The uber-goofy Baragon (not to be confused with Barugon from the painfully boring GAMERA VS. BARUGON).

Soon enough, Frankie and Baragon are duking it and destroying more raw acreage than a legion of clear-cutters, the whole thing wrapping up with Frankie kicking Baragon's rubbery ass only to be swallowed forever when the earth opens up, also for no apparent reason.

It's all great, stoopid fun and one of the extras on the DVD is perhaps my favorite deleted scene of all time: After Frankenstein kills Baragon, he roars in triumph and suddenly stops dead. A look of utter confusion appears on his face and he practically says "What the fuck?!!?" as a monstrous octopus sidles out of the forest and engages him in single combat.

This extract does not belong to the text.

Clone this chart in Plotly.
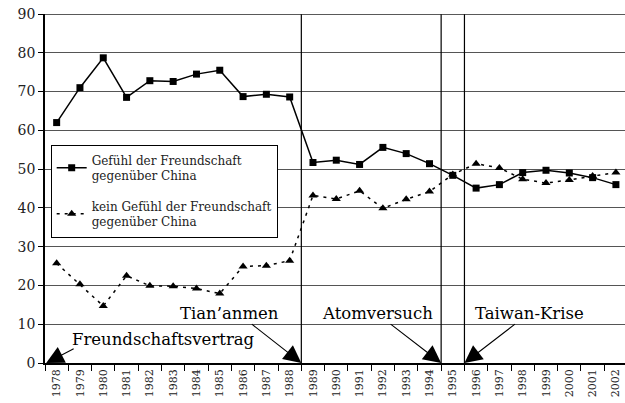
import plotly.graph_objects as go

years = [str(y) for y in range(1978, 2003)]
freundschaft = [62, 71, 78.7, 68.5, 72.8, 72.6, 74.5, 75.5, 68.7, 69.3, 68.6,
                51.7, 52.3, 51.2, 55.6, 54, 51.4, 48.4, 45.1, 46, 49.1, 49.7, 49, 47.8, 46]
kein = [25.7, 20.3, 14.7, 22.5, 19.9, 19.8, 19.2, 17.9, 24.9, 25.1, 26.4,
        43.2, 42.3, 44.4, 39.9, 42.2, 44.2, 48.6, 51.4, 50.3, 47.4, 46.4, 47.2, 48.2, 49.1]
y_ticks = [0, 10, 20, 30, 40, 50, 60, 70, 80, 90]
event_labels = ["Freundschaftsvertrag", "Tian’anmen", "Atomversuch", "Taiwan-Krise"]
event_positions = [-0.45, 10.5, 16.5, 17.5]
event_lines = [10.5, 16.5, 17.5]

FONT = "DejaVu Serif"

fig = go.Figure()
fig.add_trace(go.Scatter(
    x=years, y=freundschaft, mode="lines+markers",
    name="Gefühl der Freundschaft<br>gegenüber China",
    line=dict(color="black", width=1.5),
    marker=dict(symbol="square", size=7, color="black"),
    legendgroup="a",
))
fig.add_trace(go.Scatter(
    x=years, y=kein, mode="lines+markers",
    name="kein Gefühl der Freundschaft<br>gegenüber China",
    line=dict(color="black", width=1.5, dash="3px,5px"),
    marker=dict(symbol="triangle-up", size=8, color="black"),
    legendgroup="b",
))

shapes = []
for xv in event_lines:
    shapes.append(dict(type="line", xref="x", yref="paper", x0=xv, x1=xv, y0=0, y1=1,
                       line=dict(color="black", width=1.2)))
shapes.append(dict(type="line", xref="paper", yref="y", x0=0, x1=1, y0=90, y1=90,
                   line=dict(color="#222", width=1.5)))

annotations = []
arrow_offsets = [(29, -15), (-51, -40), (-52, -40), (52, -40)]
text_pos = [(4.59, 6.1), (7.4, 12.8), (13.77, 12.8), (20.29, 12.8)]
for lab, xp, (ax, ay), (tx, ty) in zip(event_labels, event_positions, arrow_offsets, text_pos):
    annotations.append(dict(x=xp, y=0, xref="x", yref="y", text="", showarrow=True,
                            ax=ax, ay=ay, axref="pixel", ayref="pixel",
                            arrowhead=2, arrowsize=3.2, arrowwidth=1.1, arrowcolor="black"))
    annotations.append(dict(x=tx, y=ty, xref="x", yref="y", text=lab, showarrow=False,
                            font=dict(family=FONT, size=16.5, color="black"),
                            bgcolor="rgba(0,0,0,0)"))

fig.update_layout(
    width=625, height=403,
    margin=dict(l=45, r=0, t=14, b=40),
    paper_bgcolor="white", plot_bgcolor="white",
    font=dict(family=FONT, color="black"),
    showlegend=True,
    legend=dict(x=0.0098, y=0.626, xanchor="left", yanchor="top",
                bgcolor="white", bordercolor="black", borderwidth=1,
                font=dict(family=FONT, size=12, color="#222"),
                traceorder="grouped", tracegroupgap=12),
    shapes=shapes,
    annotations=annotations,
    xaxis=dict(type="category", range=[-0.5, 24.39], tickson="boundaries",
               showgrid=False, ticks="outside", ticklen=6, tickcolor="black",
               showline=True, linecolor="black", linewidth=1.5,
               tickangle=-90, tickfont=dict(family=FONT, size=11, color="#222")),
    yaxis=dict(range=[0, 90], tickvals=y_ticks, showgrid=True, gridcolor="#555", gridwidth=1,
               ticks="outside", ticklen=5, tickcolor="black",
               showline=True, linecolor="black", linewidth=1.5, zeroline=False,
               tickfont=dict(family=FONT, size=14, color="#222")),
)

fig.write_html("out.html", config={"displayModeBar": False},
               post_script="document.body.style.margin='0';document.body.style.padding='0';")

This is the kind of thing that you'll only see in a Toho movie.

Yes, a fucking giant land-based octopus shows up and the two wrestle their way into the ocean. THE END.

I first heard of this loony epic when I was about six years old and the kid from up the street showed me the feature article on it in the late, lamented THE MONSTER TIMES. His description of the film was quite exciting, albeit erroneous; he told me that the Frankenstein not only destroyed every army on the planet in gory ways that involved their pants getting ripped off and killed about thirty other monsters, but at the end of the film he began to hit the ground with his fist making a "konk" noise, thereby "konk"-ering the world. Ya gotta love it when kids recount movies. Their fabrications are often far better than the actual film, but when I finally saw FRANKENSTEIN CONQUERS THE WORLD about two or three years later on New York City's THE 4:30 MOVIE (of course as a part of the beloved "Monster Week" cycles) I was far from disappointed. I love this movie, and it should also be noted that it's the seed from which one of the all-time classic giant monster movies sprouted, namely the superlative THE WAR OF THE GARGANTUAS (1966), but that's a discussion for a bit later...

The movie poster from the original Japanese release.